Poll Workers Pleased with New Election Technology
May 24, 2011 6:12 PM
In Tuesday's Sioux Falls School Board election, voters can go to any of 10 polling centers because of new technology that could have a big impact on future elections in South Dakota. Electronic pollbooks get put to use for the first time in the state, and the secretary of state says it won't be the last time.
South Dakota's new secretary of state may live in Pierre, but he's still registered to vote in Sioux Falls, which means Jason Gant gets to try out the new electronic voting system for himself.
"We have a very large population and just a very simple ballot, so it's a perfect testing ground," said Gant.
The check in process with the new e-pollbooks is simple. Voters had their drivers license to a poll worker who will scan it, and with the click of a button all your information gets pulled up for them to check you in.
"This is definitely going to be the wave of the future.
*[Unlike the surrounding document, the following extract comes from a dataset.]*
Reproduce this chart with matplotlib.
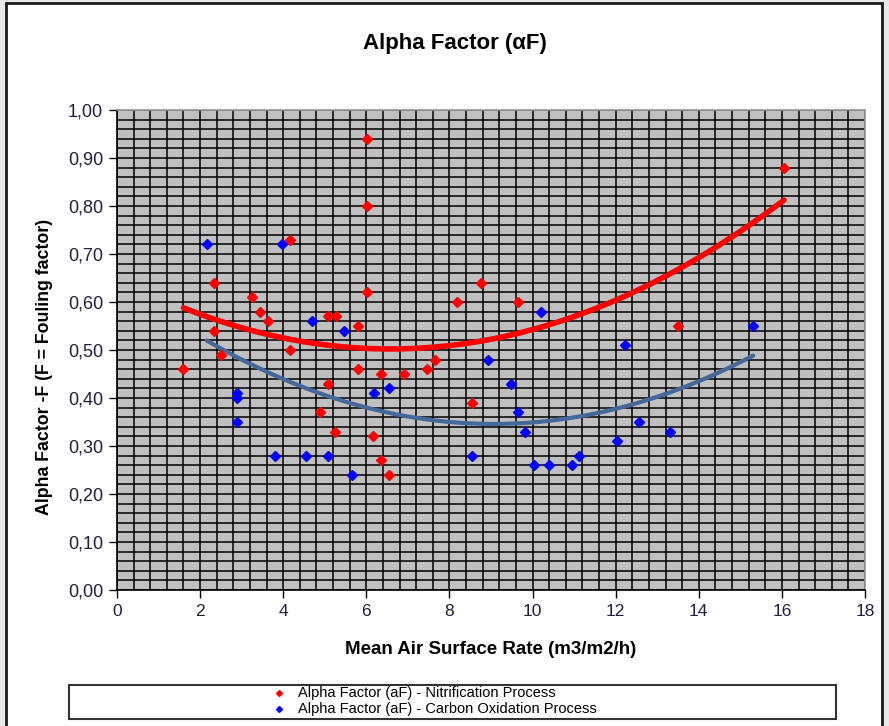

As we get more and more people understanding the system, I think you're going to start seeing it spread across the state," said Gant.
Poll workers report few glitches during today's election and say they like the added technology,
"It's very easy and simple and a lot quicker," said Pat Haberer, one of the poll workers at Harvey Dunn Elementary School.
"It's doing everything that we thought it would in the training," said Don Boetel, who is stationed at Lincoln High School.
Positive feedback that comes as a relief to Gant.
"That was one of our biggest scares in the process was whether or not the poll workers would be willing to embrace this, and so far so good," said Gant.
Besides voter convenience, e-pollbooks are supposed to provide security against voter fraud, a benefit Gant made sure to test. When he tried to vote at another poll center, the computer flagged his name, telling the poll workers not to give him a ballot.
Gant says he hopes the more secure and more efficient process will bring more people to the polls.
"By using technology, we're able to speed up that process, save money, get the voters in here, cast their ballot, and back on with their day," said Gant.
Around 3 percent of voters turned out during the 2009 Sioux Falls School Board election.